Isn't it mostly the medium that's problematic? With an issue tracker it's easier to close as duplicate
You still spend time identifying duplicates and doing triage. That can be very significant for a project like Linux.
Interestingly enough doing that type of triage is something LLMs are actually great at
If the AI is awesome at identifying security bugs in the linux kernel, it likely can also identify if the thing it's found is similar to something that is already found in the security mailing list?
Or, put another way -- what flags the duplicate? The filer or the system? If my cheese factory is measured by the volume of cheese instead of the quality, I'll churn out the cheese even if it's sloppy duplicated cheese. And that is the case if a person has to flag a new ticket as "same as this" or not.
What's that law that says that any sufficiently large problem turns into a moderation problem?
While true, security reports should be treated as confidential until a patch is widely available.
And with a mailing list you don't even have to do that! The problem doesn't really change, because you have to figure out whether it is a duplicate before you can mark it as duplicate, and that's the 'managing' part of 'unmanageable'.
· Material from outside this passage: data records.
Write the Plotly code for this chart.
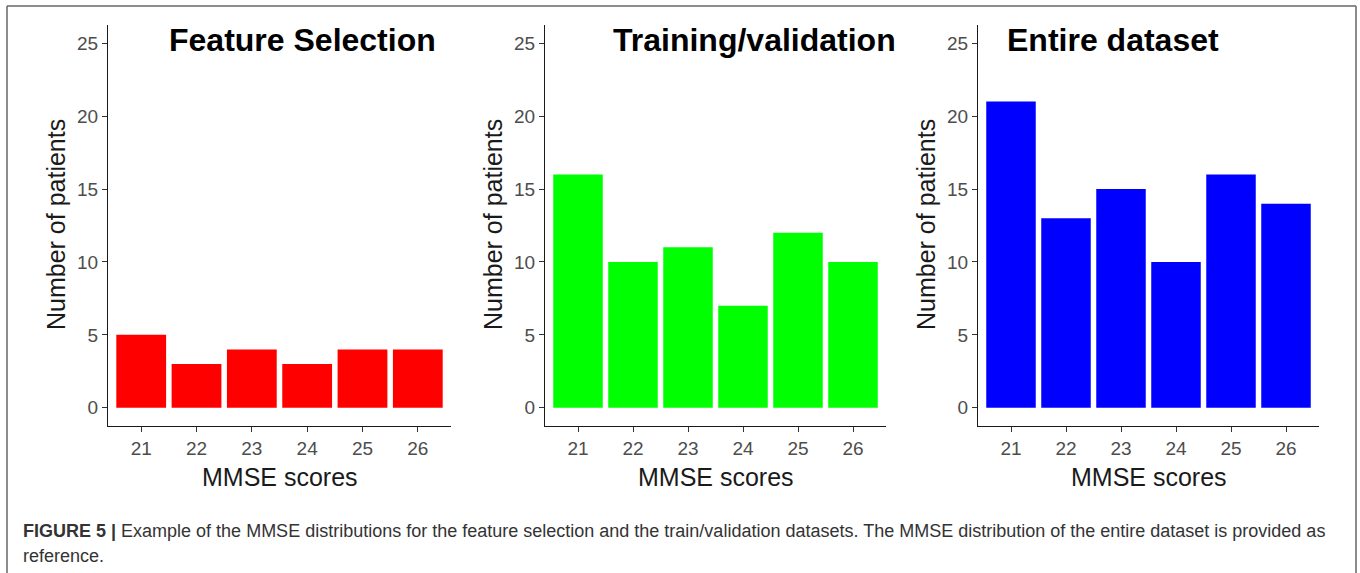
import plotly.graph_objects as go

# MMSE score categories and patient counts per dataset
mmse_scores = [21, 22, 23, 24, 25, 26]
feature_selection = [5, 3, 4, 3, 4, 4]
training_validation = [16, 10, 11, 7, 12, 10]
entire_dataset = [21, 13, 15, 10, 16, 14]

panel_titles = ["Feature Selection", "Training/validation", "Entire dataset"]
y_ticks = [0, 5, 10, 15, 20, 25]

W, H = 1360, 573
FONT = "Liberation Sans, Arial"

def px_x(v):
    return v / W

def px_y(v):
    return 1 - v / H

domains = [(108, 451), (545, 886), (978, 1319)]
colors = ["#FF0000", "#00FF00", "#0000FF"]
series = [feature_selection, training_validation, entire_dataset]
title_centers = [302, 754, 1113]

fig = go.Figure()

for i, (vals, col) in enumerate(zip(series, colors)):
    n = "" if i == 0 else str(i + 1)
    fig.add_trace(go.Bar(x=mmse_scores, y=vals, marker_color=col,
                         marker_line_width=0, width=0.9,
                         xaxis="x" + n, yaxis="y" + n, showlegend=False))

axis_common = dict(showline=True, linecolor="#1a1a1a", linewidth=1.3,
                   ticks="outside", ticklen=5, tickcolor="#333333", tickwidth=1.2,
                   showgrid=False, zeroline=False,
                   tickfont=dict(family=FONT, size=19, color="#4d4d4d"))

layout = dict(width=W, height=H, margin=dict(l=0, r=0, t=0, b=0),
              plot_bgcolor="white", paper_bgcolor="white", bargap=0.1)

for i, (d0, d1) in enumerate(domains):
    n = "" if i == 0 else str(i + 1)
    layout["xaxis" + n] = dict(axis_common, domain=[px_x(d0), px_x(d1)],
                               range=[20.4, 26.6], tickvals=mmse_scores,
                               anchor="y" + n)
    layout["yaxis" + n] = dict(axis_common, domain=[px_y(426), px_y(25)],
                               range=[-1.25, 26.25], tickvals=y_ticks,
                               anchor="x" + n)

fig.update_layout(**layout)

annotations = []
for i, (d0, d1) in enumerate(domains):
    annotations.append(dict(text="<b>" + panel_titles[i] + "</b>", xref="paper", yref="paper",
                            x=px_x(title_centers[i]), y=px_y(40), showarrow=False,
                            xanchor="center", yanchor="middle",
                            font=dict(family=FONT, size=32, color="black")))
    annotations.append(dict(text="MMSE scores", xref="paper", yref="paper",
                            x=px_x((d0 + d1) / 2), y=px_y(477), showarrow=False,
                            xanchor="center", yanchor="middle",
                            font=dict(family=FONT, size=25, color="#1a1a1a")))
    annotations.append(dict(text="Number of patients", xref="paper", yref="paper",
                            x=px_x(d0 - 52), y=px_y(225), showarrow=False, textangle=-90,
                            xanchor="center", yanchor="middle",
                            font=dict(family=FONT, size=25, color="#1a1a1a")))

caption1 = ("<b>FIGURE 5 |</b> Example of the MMSE distributions for the feature selection and the "
            "train/validation datasets. The MMSE distribution of the entire dataset is provided as")
caption2 = "reference."
annotations.append(dict(text=caption1, xref="paper", yref="paper", x=px_x(21), y=px_y(531),
                        showarrow=False, xanchor="left", yanchor="middle",
                        font=dict(family=FONT, size=18, color="#333333")))
annotations.append(dict(text=caption2, xref="paper", yref="paper", x=px_x(21), y=px_y(556),
                        showarrow=False, xanchor="left", yanchor="middle",
                        font=dict(family=FONT, size=18, color="#333333")))
fig.update_layout(annotations=annotations)

# outer frame (open at the bottom)
frame = dict(color="#666666", width=1.5)
fig.add_shape(type="line", xref="paper", yref="paper", x0=px_x(7), x1=px_x(1356),
              y0=px_y(6), y1=px_y(6), line=frame)
fig.add_shape(type="line", xref="paper", yref="paper", x0=px_x(7), x1=px_x(7),
              y0=px_y(6), y1=-0.05, line=frame)
fig.add_shape(type="line", xref="paper", yref="paper", x0=px_x(1356), x1=px_x(1356),
              y0=px_y(6), y1=-0.05, line=frame)

fig.write_html("out.html", config={"displayModeBar": False},
               post_script="document.body.style.margin='0px';")
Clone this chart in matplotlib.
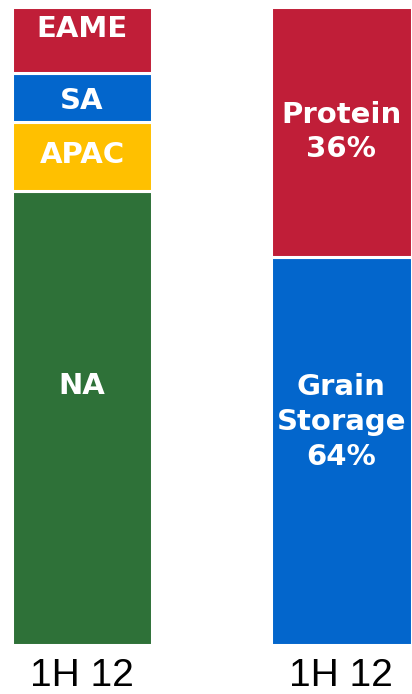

An open visibility tracker would be a goldmine for finding new exploits before a fix is even available.
From what I’ve seen many of the AI bug search operators are newer to security research. They’re burning their tokens trying to find kernel bugs as their claim to fame before other people with AI tools find them first. They don’t spend time de-duplicating their own bugs.
Some of them may not be coming from real people. There are honeypot repos that are entirely fake and only have folders of simple files with clear security problems. They collect automated reports they get from all of the AI bots that people are running.